Begin by selecting the ‘Day’ column, and then apply the explode function to the output of the array function. Use a list comprehension to generate the required expression for each pivoted category:

unpivoted = pivoted.select(
    "Day",
    explode(
        array(
            *[
                expr(f"named_struct('Category', '{colName}', 'Sales', {colName})")
                for colName in pivoted.columns
                if colName != "Day"
            ]
        )
    ).alias("tmp")
).select("Day", col("tmp.Category"), col("tmp.Sales"))

3. Display the unpivoted data

Finally, use the show() method to display the resulting DataFrame:

unpivoted.show()

This will output the unpivoted data:

+------+---------+-------+
|  Day | Category| Sales |
+------+---------+-------+
| Mon  | A       |  100  |
| Mon  | B       |  200  |
| Tue  | A       |  150  |
| Tue  | B       |  250  |
+------+---------+-------+

With this hands-on approach, you’ve successfully unpivoted the data using PySpark, converting columns back into rows and returning to the original dataset structure. This technique provides greater flexibility when working with data transformations and analysis tasks.

Optimizing and Troubleshooting PySpark Data Transformation

Working with PySpark data transformations requires attention to optimizing and troubleshooting your code for better performance and error resolution. Let’s look at a few tips and techniques for improving PySpark data transformation tasks like pivoting and unpivoting.

1. Cache intermediate DataFrames

When performing multiple operations on the same DataFrame, caching can significantly improve performance by keeping the intermediate result in memory. Use the cache() method to persist a DataFrame:

intermediate_df = df.groupBy("Day").pivot("Category")
intermediate_df.cache()

final_df = intermediate_df.agg(sum("Sales"))

2. Use the expr function for complex expressions

The expr function in PySpark allows you to write complex expressions more concisely, making your code more maintainable:

from pyspark.sql.functions import expr

unpivoted = pivoted.selectExpr("Day", "stack(2, 'A', A, 'B', B) as (Category, Sales)")

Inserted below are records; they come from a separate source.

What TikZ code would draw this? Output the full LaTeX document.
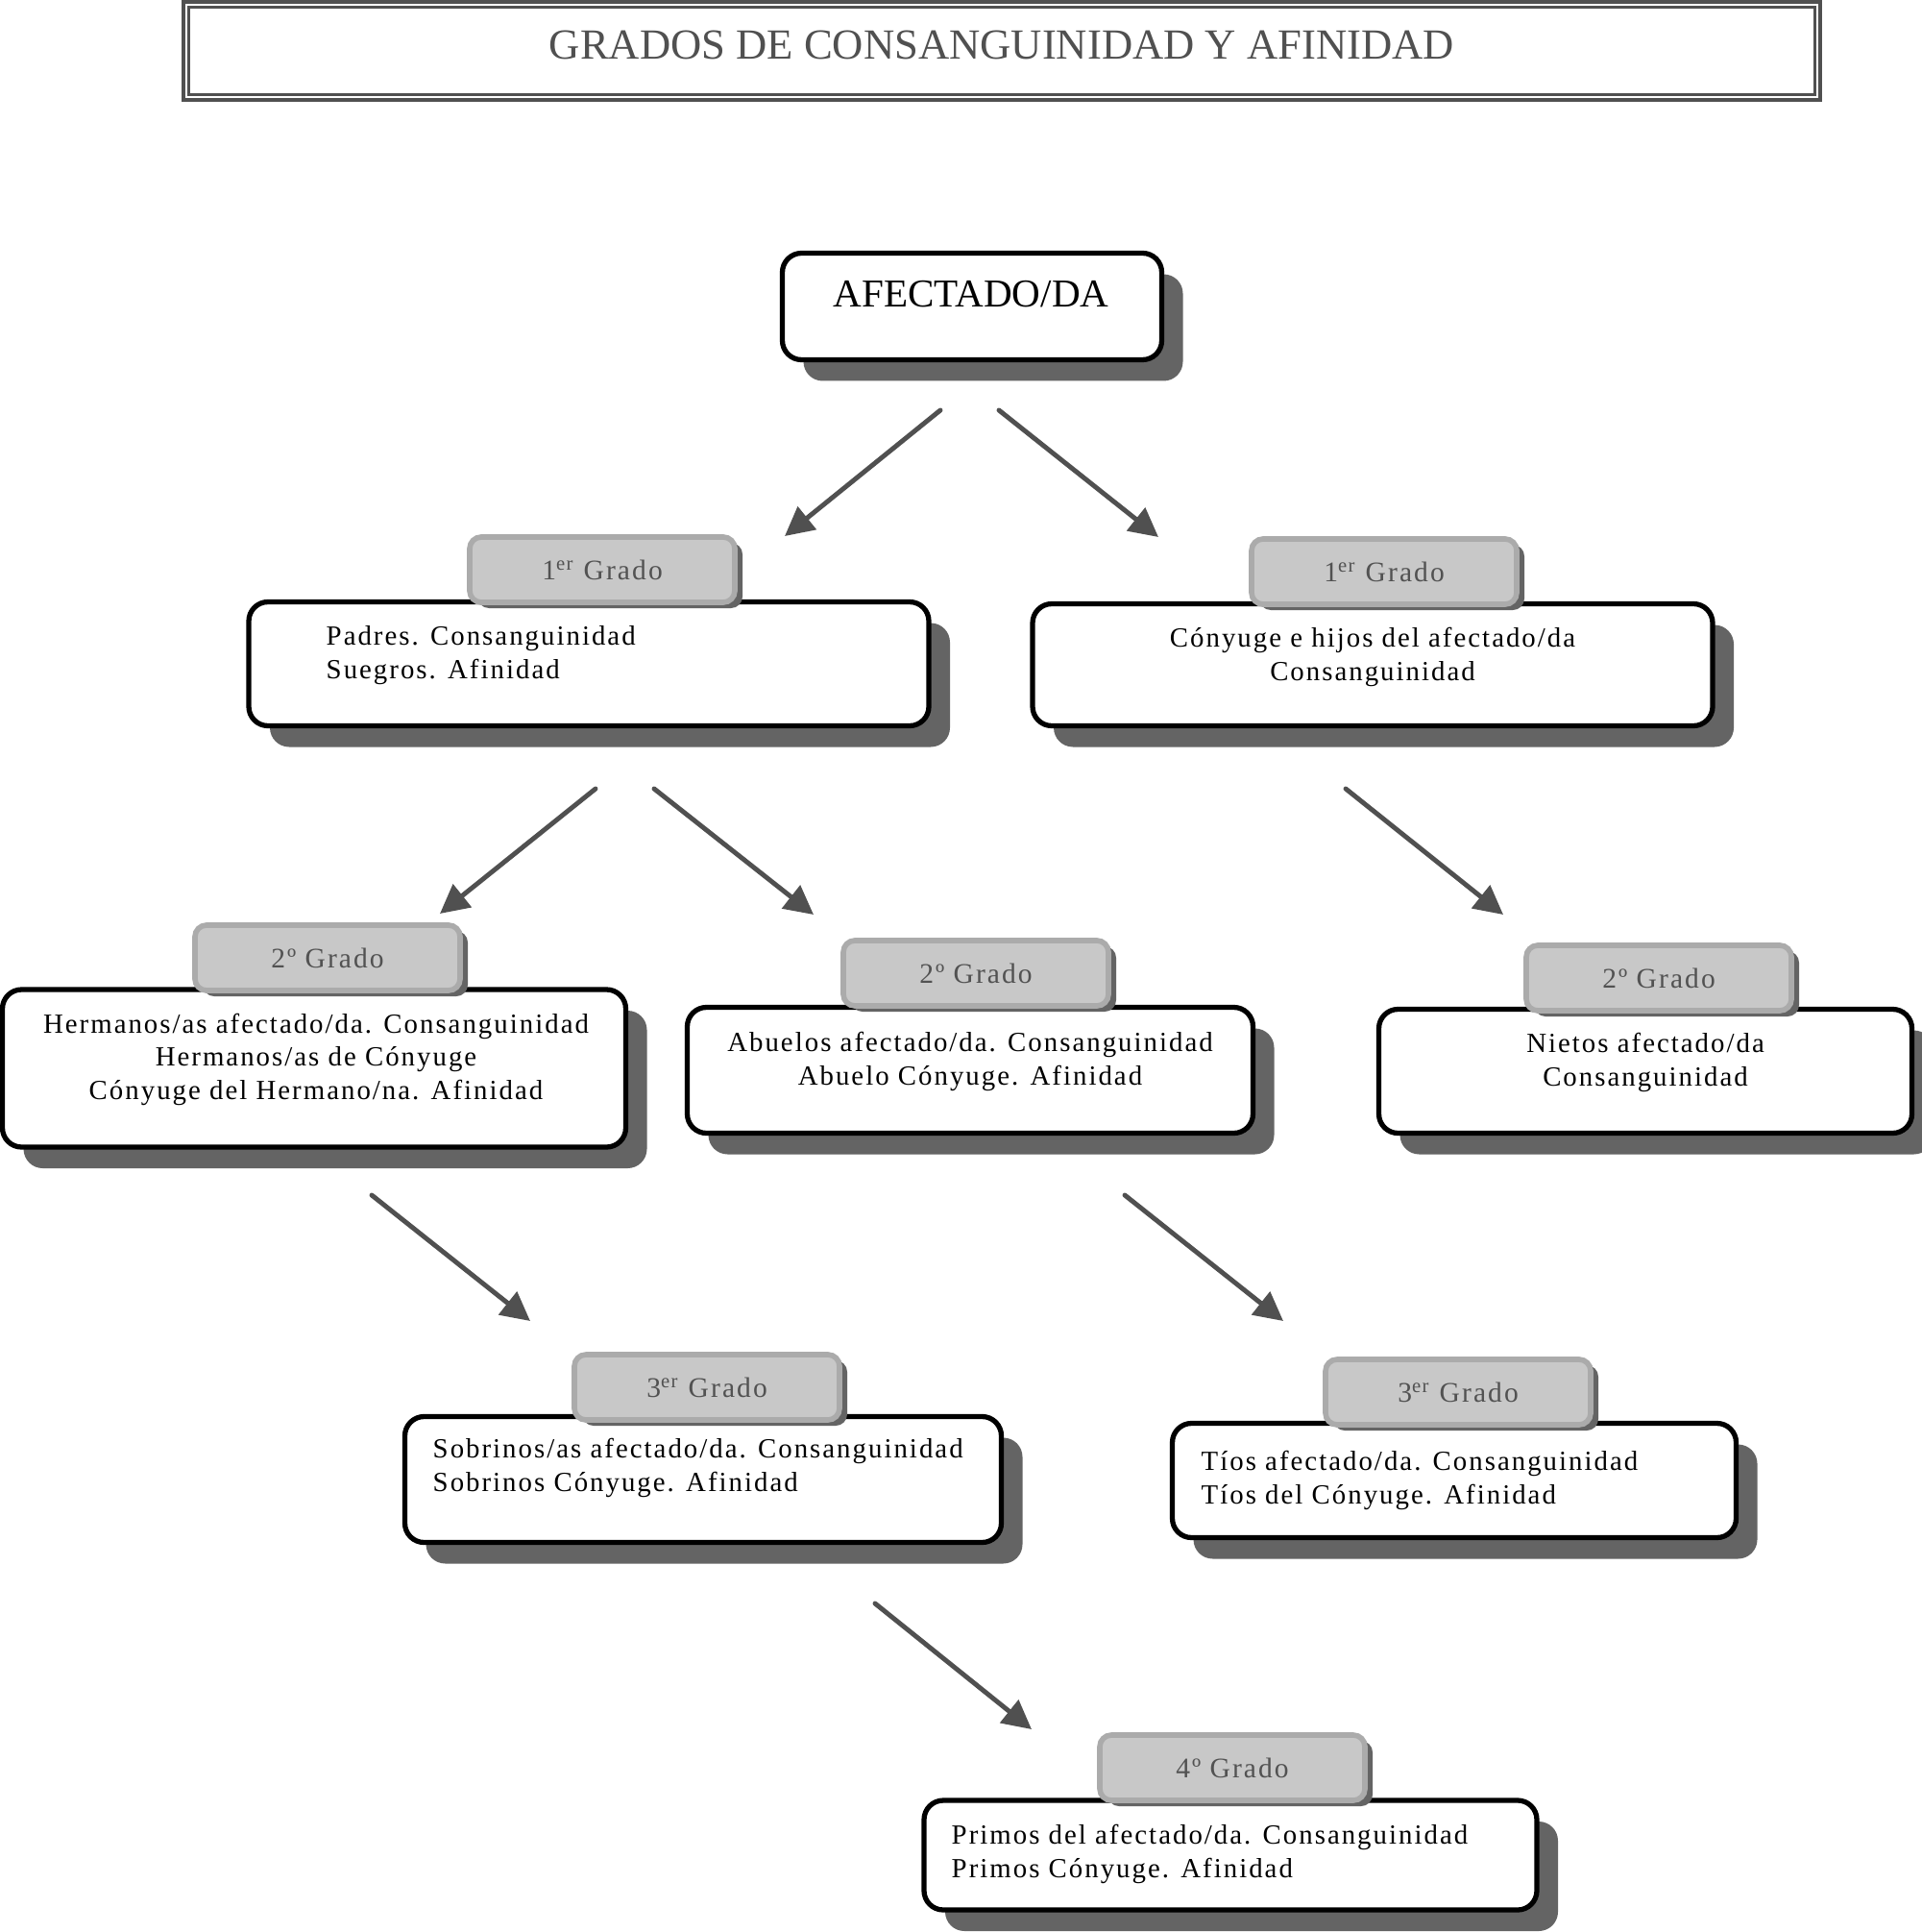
\documentclass[tikz,border=0pt]{standalone}
\usepackage{fontspec}
\setmainfont{Liberation Serif}
\newfontfamily\spaced[LetterSpace=7]{Liberation Serif}
\usetikzlibrary{arrows.meta,shadows}
\definecolor{linegray}{HTML}{505050}
\definecolor{shadowgray}{HTML}{646464}
\definecolor{tabgray}{HTML}{C8C8C8}
\definecolor{tabrim}{HTML}{ABABAB}
\begin{document}
\begin{tikzpicture}
    [x=0.1mm,y=-0.1mm,
     box/.style={rectangle,draw=black,line width=1.5pt,fill=white,rounded corners=2mm,
       drop shadow={shadow xshift=2.2mm,shadow yshift=-2.2mm,fill=shadowgray,opacity=1},
       inner sep=0pt},
     tab/.style={rectangle,draw=tabrim,line width=1.6pt,fill=tabgray,rounded corners=1.2mm,
       minimum width=27.6mm,minimum height=6.8mm,inner sep=0pt,
       drop shadow={shadow xshift=0.8mm,shadow yshift=-0.6mm,fill=shadowgray,opacity=1},
       font=\spaced\fontsize{8.4pt}{10pt}\selectfont,text=black!68},
     txt/.style={inner sep=0pt,font=\spaced\fontsize{8.2pt}{9.8pt}\selectfont},
     arr/.style={draw=linegray,line width=1.4pt,line cap=round,
       -{Triangle[length=3mm,width=3mm]}}]
    \useasboundingbox (0,0) rectangle (2000,2011);
    % title
    \node[rectangle,draw=linegray,line width=1.4pt,minimum width=170.4mm,minimum height=10.2mm,inner sep=0pt]
        (title) at (1043,53) {};
    \draw[linegray,line width=0.8pt] ([shift={(8,8)}]title.north west) rectangle ([shift={(-8,-8)}]title.south east);
    \node[inner sep=0pt,anchor=base,text=linegray,font=\fontsize{12.7pt}{15pt}\selectfont]
        (titletxt) at (1043,62) {GRADOS DE CONSANGUINIDAD Y AFINIDAD};
    % boxes
    \node[box,minimum width=39.5mm,minimum height=11.1mm] (afe) at (1012,319) {};
    \node[box,minimum width=70.8mm,minimum height=12.9mm] (padres) at (613,691) {};
    \node[box,minimum width=70.8mm,minimum height=12.7mm] (conyuge) at (1429,692) {};
    \node[box,minimum width=64.9mm,minimum height=16.4mm] (hermanos) at (327,1112) {};
    \node[box,minimum width=58.9mm,minimum height=13.1mm] (abuelos) at (1010,1114) {};
    \node[box,minimum width=55.5mm,minimum height=12.9mm] (nietos) at (1713,1115) {};
    \node[box,minimum width=62.1mm,minimum height=13.1mm] (sobrinos) at (732,1540) {};
    \node[box,minimum width=58.7mm,minimum height=11.9mm] (tios) at (1514,1541) {};
    \node[box,minimum width=63.8mm,minimum height=11.4mm] (primos) at (1281,1931) {};
    % tabs
    \node[tab] (g1a) at (627,593) {1\textsuperscript{er} Grado};
    \node[tab] (g1b) at (1441,595) {1\textsuperscript{er} Grado};
    \node[tab] (g2a) at (341,997) {2º Grado};
    \node[tab] (g2b) at (1016,1013) {2º Grado};
    \node[tab] (g2c) at (1727,1018) {2º Grado};
    \node[tab] (g3a) at (736,1444) {3\textsuperscript{er} Grado};
    \node[tab] (g3b) at (1518,1449) {3\textsuperscript{er} Grado};
    \node[tab] (g4) at (1283,1840) {4º Grado};
    % texts (base = last line)
    \node[inner sep=0pt,anchor=base,font=\fontsize{11.7pt}{14pt}\selectfont] (afetxt) at (1011,320) {AFECTADO/DA};
    \node[txt,anchor=base west,align=left] (padrestxt) at (339,706)
        {Padres. Consanguinidad\\Suegros. Afinidad};
    \node[txt,anchor=base,align=center] (conyugetxt) at (1429,708)
        {Cónyuge e hijos del afectado/da\\Consanguinidad};
    \node[txt,anchor=base,align=center] (hermanostxt) at (329,1144)
        {Hermanos/as afectado/da. Consanguinidad\\Hermanos/as de Cónyuge\\Cónyuge del Hermano/na. Afinidad};
    \node[txt,anchor=base,align=center] (abuelostxt) at (1010,1129)
        {Abuelos afectado/da. Consanguinidad\\Abuelo Cónyuge. Afinidad};
    \node[txt,anchor=base,align=center] (nietostxt) at (1713,1130)
        {Nietos afectado/da\\Consanguinidad};
    \node[txt,anchor=base west,align=left] (sobrinostxt) at (450,1552)
        {Sobrinos/as afectado/da. Consanguinidad\\Sobrinos Cónyuge. Afinidad};
    \node[txt,anchor=base west,align=left] (tiostxt) at (1250,1565)
        {Tíos afectado/da. Consanguinidad\\Tíos del Cónyuge. Afinidad};
    \node[txt,anchor=base west,align=left] (primostxt) at (990,1954)
        {Primos del afectado/da. Consanguinidad\\Primos Cónyuge. Afinidad};
    % arrows
    \coordinate (a1s) at (979,427);   \coordinate (a1e) at (817,558);
    \coordinate (a2s) at (1040,427);  \coordinate (a2e) at (1206,559);
    \coordinate (a3s) at (620,821);   \coordinate (a3e) at (458,951);
    \coordinate (a4s) at (681,821);   \coordinate (a4e) at (847,952);
    \coordinate (a5s) at (1401,821);  \coordinate (a5e) at (1565,952);
    \coordinate (a6s) at (387,1244);  \coordinate (a6e) at (552,1375);
    \coordinate (a7s) at (1171,1244); \coordinate (a7e) at (1336,1375);
    \coordinate (a8s) at (911,1669);  \coordinate (a8e) at (1074,1800);
    \foreach \i in {1,...,8}
        \draw[arr] (a\i s) -- (a\i e);
\end{tikzpicture}
\end{document}
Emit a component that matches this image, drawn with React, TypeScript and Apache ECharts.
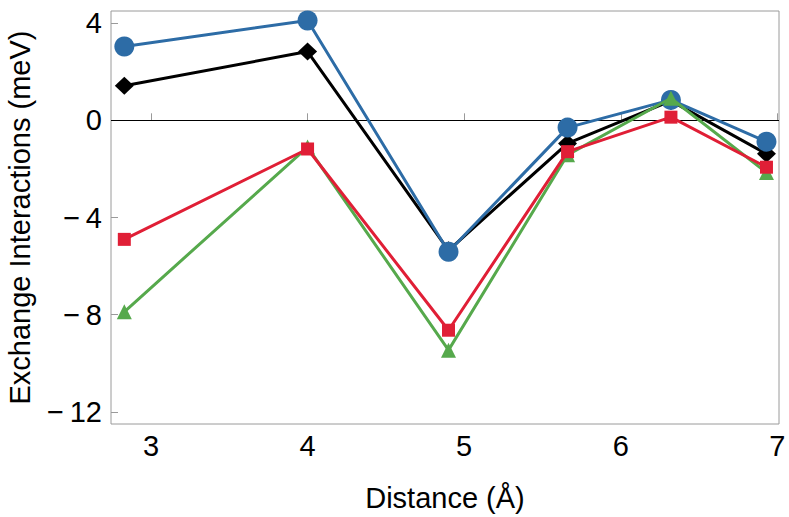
import React, { useEffect, useRef } from "react";
import * as echarts from "echarts";

const distances = [2.83, 4.0, 4.9, 5.66, 6.32, 6.93];
const seriesBlack = [1.42, 2.83, -5.35, -0.95, 0.8, -1.38];
const seriesBlue = [3.04, 4.11, -5.41, -0.3, 0.84, -0.88];
const seriesGreen = [-7.88, -1.1, -9.46, -1.42, 0.91, -2.15];
const seriesRed = [-4.9, -1.18, -8.64, -1.29, 0.13, -1.93];
const xTicks = [3, 4, 5, 6, 7];
const yTicks = [-12, -8, -4, 0, 4];

const pair = (ys: number[]) => distances.map((x, i) => [x, ys[i]]);

export default function App() {
  const ref = useRef<HTMLDivElement>(null);
  useEffect(() => {
    if (!ref.current) return;
    const chart = echarts.init(ref.current, undefined, { renderer: "svg" });
    const font = "'Liberation Sans', Arial, Helvetica, sans-serif";
    const gray = "#9a9a9a";
    const mk = (name: string, ys: number[], color: string, symbol: string, size: any, z: number) => ({
      name,
      type: "line",
      data: pair(ys),
      symbol,
      symbolSize: size,
      showAllSymbol: true,
      z,
      lineStyle: { color, width: 3 },
      itemStyle: { color, opacity: 1 },
    });
    chart.setOption({
      animation: false,
      backgroundColor: "#ffffff",
      grid: {
        left: 111,
        right: 10,
        top: 11,
        bottom: 93,
        containLabel: false,
        outerBoundsMode: "none",
        show: true,
        borderColor: gray,
        borderWidth: 1,
      },
      xAxis: {
        type: "value",
        min: 2.745,
        max: 7.01,
        name: "Distance (Å)",
        nameLocation: "middle",
        nameGap: 59,
        nameTextStyle: { fontFamily: font, fontSize: 29, color: "#000" },
        axisLine: { show: false },
        splitLine: { show: false },
        axisTick: {
          show: true,
          inside: true,
          length: 7,
          customValues: xTicks,
          lineStyle: { color: gray, width: 1 },
        },
        axisLabel: {
          customValues: xTicks,
          fontFamily: font,
          fontSize: 29,
          color: "#000",
          margin: 7,
        },
      },
      yAxis: {
        type: "value",
        min: -12.5,
        max: 4.5,
        name: "Exchange Interactions (meV)",
        nameLocation: "middle",
        nameGap: 77,
        nameTextStyle: { fontFamily: font, fontSize: 29, color: "#000" },
        axisLine: { show: false },
        splitLine: { show: false },
        axisTick: {
          show: true,
          inside: true,
          length: 7,
          customValues: yTicks,
          lineStyle: { color: gray, width: 1 },
        },
        axisLabel: {
          customValues: yTicks,
          fontFamily: font,
          fontSize: 29,
          color: "#000",
          margin: 9,
          formatter: (v: number) => (v < 0 ? "\u2212\u2009" + Math.abs(v) : String(v)),
        },
      },
      series: [
        {
          ...mk("J black", seriesBlack, "#000000", "diamond", [19, 18], 2),
          markLine: {
            silent: true,
            symbol: "none",
            label: { show: false },
            lineStyle: { color: "#000", width: 1, type: "solid" },
            data: [{ yAxis: 0 }],
            z: 1,
          },
        },
        mk("J blue", seriesBlue, "#2d6ca6", "circle", 20, 3),
        mk("J green", seriesGreen, "#56a94c", "triangle", 15, 4),
        mk("J red", seriesRed, "#e01f36", "rect", 13, 5),
      ],
    });
    return () => chart.dispose();
  }, []);
  return <div ref={ref} style={{ width: 789, height: 517, position: "absolute", left: 0, top: 0 }} />;
}
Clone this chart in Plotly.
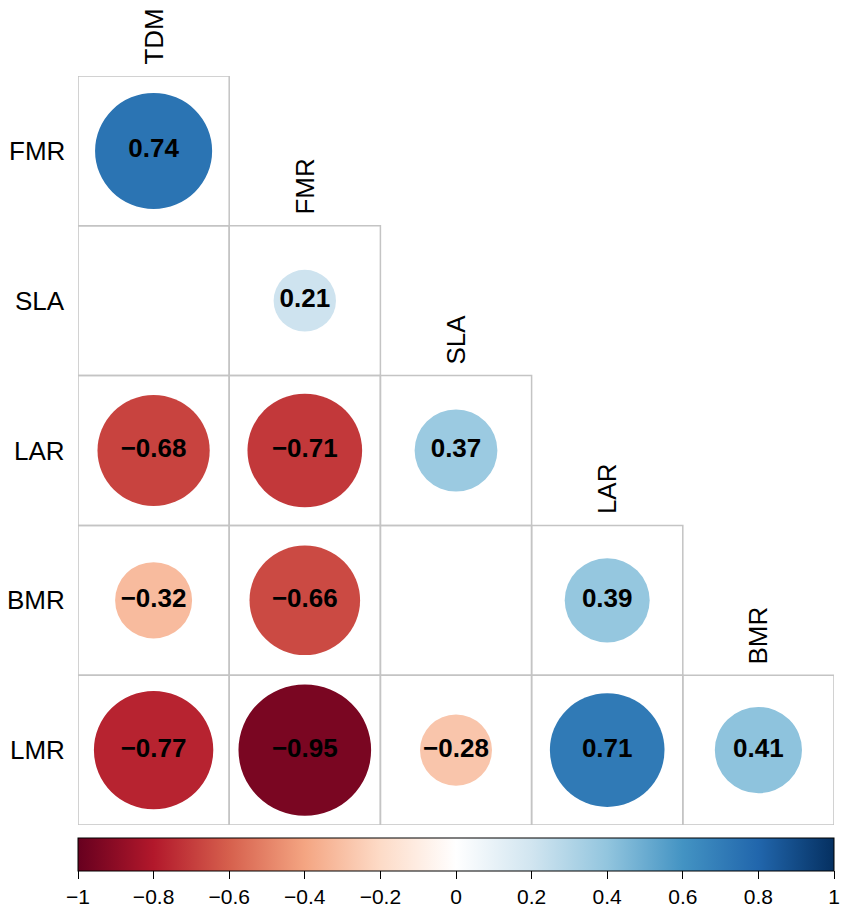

3. Monitor Spark UI for performance bottlenecks

The Spark UI provides information on job execution and performance metrics, allowing you to identify bottlenecks and potential optimizations. Access it through the sparkContext web UI:

spark.sparkContext.uiWebUrl

4. Repartition large DataFrames for efficient parallelism

For large DataFrames, repartitioning can improve parallelism and performance by distributing data across a cluster:

repartitioned_df = df.repartition(16)

5. Handle errors and exceptions with try-except blocks

When facing errors or exceptions in your code, use a try-except block to catch them, identify the issue, and take appropriate action:

try:
    # Your data transformation code
    pass
except SomeSpecificException as ex:
    print(f"An error occured: {ex}")

By applying these tips and techniques, you can optimize your PySpark data transformation tasks, resolve potential issues, and improve the overall efficiency and maintainability of your code.

Summary

In conclusion, working with pivoting and unpivoting in PySpark is essential for efficiently manipulating large-scale data in many big data projects. The key takeaway is to understand how to use PySpark’s powerful functions to their fullest potential and optimize the data transformation process. From my experience, always monitor the Spark UI during processing and pay attention to partitioning, caching, and resource management, as these factors can greatly impact performance. Don’t hesitate to revisit your code and refactor it using more advanced and concise techniques when needed. Remember, practice makes perfect, and the more you work with PySpark, the better you’ll become at tackling complex data manipulation tasks. Good luck on your data transformation journey!